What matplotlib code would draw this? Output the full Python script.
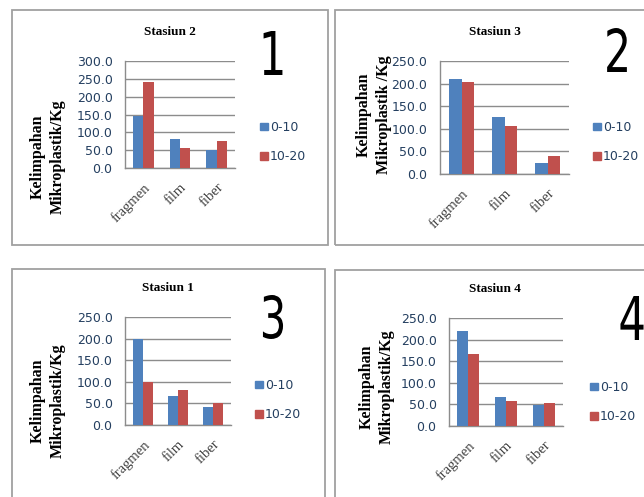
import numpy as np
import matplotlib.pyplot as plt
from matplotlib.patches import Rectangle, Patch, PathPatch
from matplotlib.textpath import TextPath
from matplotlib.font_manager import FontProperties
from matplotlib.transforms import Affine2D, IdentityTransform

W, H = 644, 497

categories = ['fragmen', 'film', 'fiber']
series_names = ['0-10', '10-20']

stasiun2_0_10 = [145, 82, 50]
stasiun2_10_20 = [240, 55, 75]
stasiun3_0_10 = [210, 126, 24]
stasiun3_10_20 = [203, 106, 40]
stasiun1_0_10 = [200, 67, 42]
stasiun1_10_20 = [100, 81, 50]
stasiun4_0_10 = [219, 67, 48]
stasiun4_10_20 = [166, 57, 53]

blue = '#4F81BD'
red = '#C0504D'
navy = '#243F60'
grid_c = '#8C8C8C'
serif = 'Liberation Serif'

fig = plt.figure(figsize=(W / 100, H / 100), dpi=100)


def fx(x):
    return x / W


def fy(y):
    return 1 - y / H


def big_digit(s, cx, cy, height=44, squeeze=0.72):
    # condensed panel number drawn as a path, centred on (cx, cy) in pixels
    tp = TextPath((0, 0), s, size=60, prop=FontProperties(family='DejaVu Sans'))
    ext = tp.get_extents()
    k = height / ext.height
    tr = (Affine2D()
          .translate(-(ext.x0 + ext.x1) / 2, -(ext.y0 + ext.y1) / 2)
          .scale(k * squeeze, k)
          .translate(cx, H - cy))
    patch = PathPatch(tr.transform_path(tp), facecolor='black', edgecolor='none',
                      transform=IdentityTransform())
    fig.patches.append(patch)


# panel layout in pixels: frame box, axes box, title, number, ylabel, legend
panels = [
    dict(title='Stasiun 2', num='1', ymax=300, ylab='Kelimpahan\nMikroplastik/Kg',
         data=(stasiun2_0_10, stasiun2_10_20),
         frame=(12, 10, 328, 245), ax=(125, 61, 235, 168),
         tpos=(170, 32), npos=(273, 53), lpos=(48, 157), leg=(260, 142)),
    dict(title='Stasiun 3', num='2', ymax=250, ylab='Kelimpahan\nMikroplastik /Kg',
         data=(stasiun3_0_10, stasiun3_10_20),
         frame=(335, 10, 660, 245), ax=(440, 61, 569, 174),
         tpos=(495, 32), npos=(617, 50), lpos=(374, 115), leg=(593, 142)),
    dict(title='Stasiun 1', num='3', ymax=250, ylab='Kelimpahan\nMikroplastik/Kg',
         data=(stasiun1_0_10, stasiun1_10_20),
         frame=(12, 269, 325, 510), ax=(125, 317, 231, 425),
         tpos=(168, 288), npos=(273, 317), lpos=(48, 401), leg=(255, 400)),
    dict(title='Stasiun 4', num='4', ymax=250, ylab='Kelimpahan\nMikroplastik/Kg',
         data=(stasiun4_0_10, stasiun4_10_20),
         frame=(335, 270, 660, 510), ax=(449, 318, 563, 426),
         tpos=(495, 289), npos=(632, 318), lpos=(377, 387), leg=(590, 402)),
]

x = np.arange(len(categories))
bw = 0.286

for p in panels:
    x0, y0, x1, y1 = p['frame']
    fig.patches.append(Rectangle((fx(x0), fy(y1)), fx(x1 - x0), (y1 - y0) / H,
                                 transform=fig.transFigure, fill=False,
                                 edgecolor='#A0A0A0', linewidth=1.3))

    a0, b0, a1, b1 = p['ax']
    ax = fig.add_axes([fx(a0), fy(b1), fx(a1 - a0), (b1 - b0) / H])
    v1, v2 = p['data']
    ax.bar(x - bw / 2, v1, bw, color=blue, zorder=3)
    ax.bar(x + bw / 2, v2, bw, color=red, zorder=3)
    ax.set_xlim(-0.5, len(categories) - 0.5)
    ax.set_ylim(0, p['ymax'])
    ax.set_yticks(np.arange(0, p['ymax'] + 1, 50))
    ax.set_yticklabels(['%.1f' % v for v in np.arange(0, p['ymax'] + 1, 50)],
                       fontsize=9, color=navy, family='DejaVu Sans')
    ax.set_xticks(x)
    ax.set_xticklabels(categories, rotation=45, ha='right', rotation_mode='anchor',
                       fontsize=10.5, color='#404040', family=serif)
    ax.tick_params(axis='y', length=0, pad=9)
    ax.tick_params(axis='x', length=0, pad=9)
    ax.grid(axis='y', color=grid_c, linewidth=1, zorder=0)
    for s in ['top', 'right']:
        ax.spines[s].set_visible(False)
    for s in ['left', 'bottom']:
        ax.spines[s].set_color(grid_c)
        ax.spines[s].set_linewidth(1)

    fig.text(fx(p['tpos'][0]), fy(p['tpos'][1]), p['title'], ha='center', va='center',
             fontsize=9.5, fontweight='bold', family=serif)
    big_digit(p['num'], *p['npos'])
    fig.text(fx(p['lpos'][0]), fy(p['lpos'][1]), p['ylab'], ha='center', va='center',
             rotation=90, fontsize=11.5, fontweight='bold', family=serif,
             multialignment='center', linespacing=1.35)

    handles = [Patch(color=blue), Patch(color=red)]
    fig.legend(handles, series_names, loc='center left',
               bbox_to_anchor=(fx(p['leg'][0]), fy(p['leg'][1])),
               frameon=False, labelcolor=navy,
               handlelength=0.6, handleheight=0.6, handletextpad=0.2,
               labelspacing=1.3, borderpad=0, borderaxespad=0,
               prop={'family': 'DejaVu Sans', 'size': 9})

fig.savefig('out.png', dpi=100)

...

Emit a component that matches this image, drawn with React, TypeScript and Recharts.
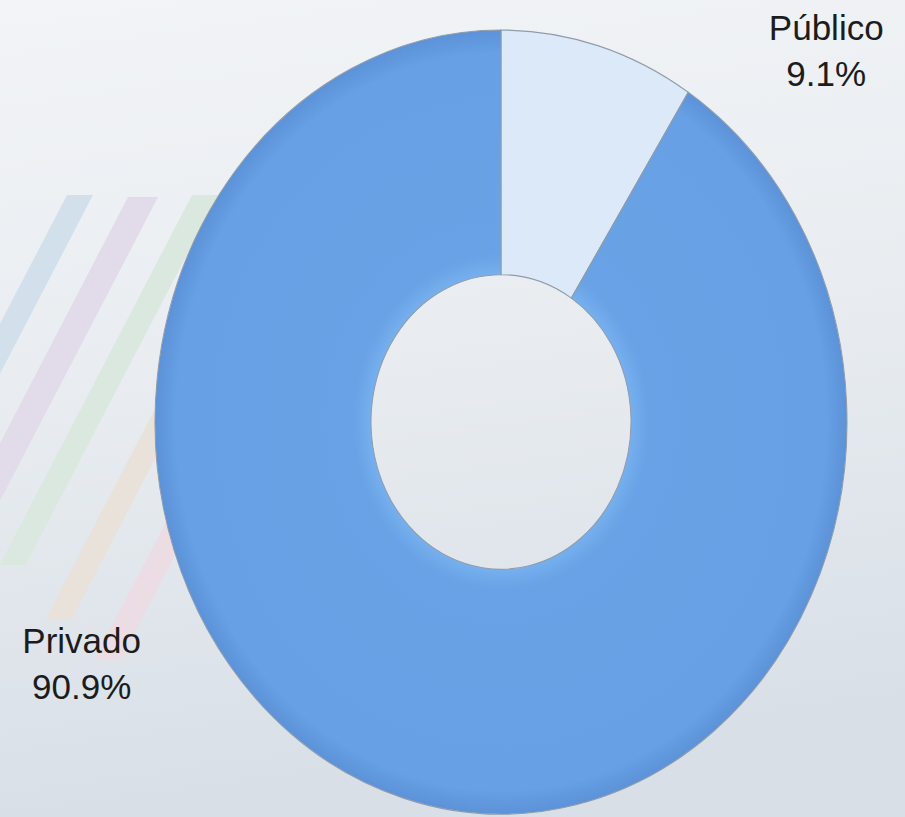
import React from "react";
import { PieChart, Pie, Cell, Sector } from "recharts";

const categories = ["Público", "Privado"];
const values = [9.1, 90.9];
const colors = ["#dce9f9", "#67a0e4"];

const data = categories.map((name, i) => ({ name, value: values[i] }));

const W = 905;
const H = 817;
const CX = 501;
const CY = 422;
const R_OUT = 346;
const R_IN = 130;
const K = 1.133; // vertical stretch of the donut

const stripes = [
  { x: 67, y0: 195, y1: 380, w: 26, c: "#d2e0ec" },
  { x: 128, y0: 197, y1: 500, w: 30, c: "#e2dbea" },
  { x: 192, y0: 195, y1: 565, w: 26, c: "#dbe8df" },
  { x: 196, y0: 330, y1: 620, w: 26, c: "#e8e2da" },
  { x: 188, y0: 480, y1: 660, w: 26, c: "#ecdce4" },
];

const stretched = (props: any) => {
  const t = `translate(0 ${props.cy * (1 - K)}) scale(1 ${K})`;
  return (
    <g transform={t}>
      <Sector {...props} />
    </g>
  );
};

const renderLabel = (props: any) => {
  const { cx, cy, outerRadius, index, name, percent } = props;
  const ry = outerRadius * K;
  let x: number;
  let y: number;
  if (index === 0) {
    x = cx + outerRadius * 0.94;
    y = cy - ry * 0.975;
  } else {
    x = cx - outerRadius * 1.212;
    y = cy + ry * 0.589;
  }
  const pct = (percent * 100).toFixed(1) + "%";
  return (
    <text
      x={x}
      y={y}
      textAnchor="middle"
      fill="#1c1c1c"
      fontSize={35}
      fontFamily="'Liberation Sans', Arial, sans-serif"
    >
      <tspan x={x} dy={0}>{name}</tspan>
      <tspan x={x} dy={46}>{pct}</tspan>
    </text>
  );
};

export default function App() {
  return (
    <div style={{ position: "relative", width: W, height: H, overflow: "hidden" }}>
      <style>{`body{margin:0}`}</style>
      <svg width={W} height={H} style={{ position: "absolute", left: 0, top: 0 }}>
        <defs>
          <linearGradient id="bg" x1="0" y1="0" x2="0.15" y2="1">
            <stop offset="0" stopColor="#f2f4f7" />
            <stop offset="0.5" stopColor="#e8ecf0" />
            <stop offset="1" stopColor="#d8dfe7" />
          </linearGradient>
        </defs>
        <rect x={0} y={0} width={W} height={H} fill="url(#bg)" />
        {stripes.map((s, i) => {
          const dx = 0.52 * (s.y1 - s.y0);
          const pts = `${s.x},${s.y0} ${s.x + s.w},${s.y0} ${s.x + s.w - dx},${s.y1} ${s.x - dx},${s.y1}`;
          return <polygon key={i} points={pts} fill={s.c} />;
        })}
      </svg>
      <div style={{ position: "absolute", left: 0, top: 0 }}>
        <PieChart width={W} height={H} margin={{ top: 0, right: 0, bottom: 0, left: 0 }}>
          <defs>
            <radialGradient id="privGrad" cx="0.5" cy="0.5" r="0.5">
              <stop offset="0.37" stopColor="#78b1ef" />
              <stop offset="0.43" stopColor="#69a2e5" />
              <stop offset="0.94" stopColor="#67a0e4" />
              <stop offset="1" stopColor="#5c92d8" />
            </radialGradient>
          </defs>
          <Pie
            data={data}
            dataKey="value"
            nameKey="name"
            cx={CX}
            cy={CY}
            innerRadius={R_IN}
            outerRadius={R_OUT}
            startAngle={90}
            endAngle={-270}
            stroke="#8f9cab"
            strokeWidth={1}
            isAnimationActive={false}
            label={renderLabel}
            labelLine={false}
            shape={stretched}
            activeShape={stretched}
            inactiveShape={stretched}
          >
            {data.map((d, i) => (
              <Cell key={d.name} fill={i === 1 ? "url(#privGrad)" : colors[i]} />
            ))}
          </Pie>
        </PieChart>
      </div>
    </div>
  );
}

--

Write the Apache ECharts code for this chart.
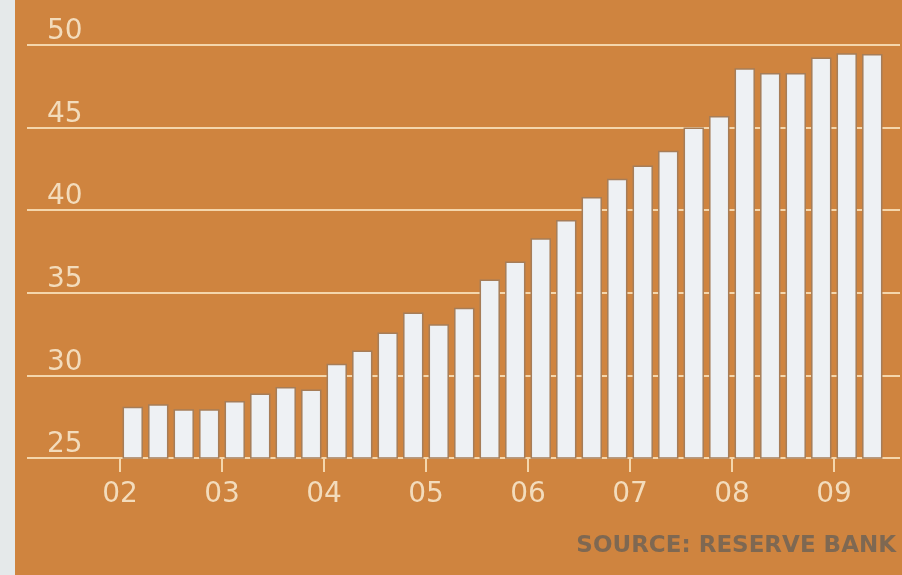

### Exercise details
Beginning with the line above that contains "What matplotlib code" and ending with the line that contains "W, H = 644, 497", quote each line exactly, keeping out the pictures.

### Response for this exercise
What matplotlib code would draw this? Output the full Python script.
import numpy as np
import matplotlib.pyplot as plt
from matplotlib.patches import Rectangle, Patch, PathPatch
from matplotlib.textpath import TextPath
from matplotlib.font_manager import FontProperties
from matplotlib.transforms import Affine2D, IdentityTransform

W, H = 644, 497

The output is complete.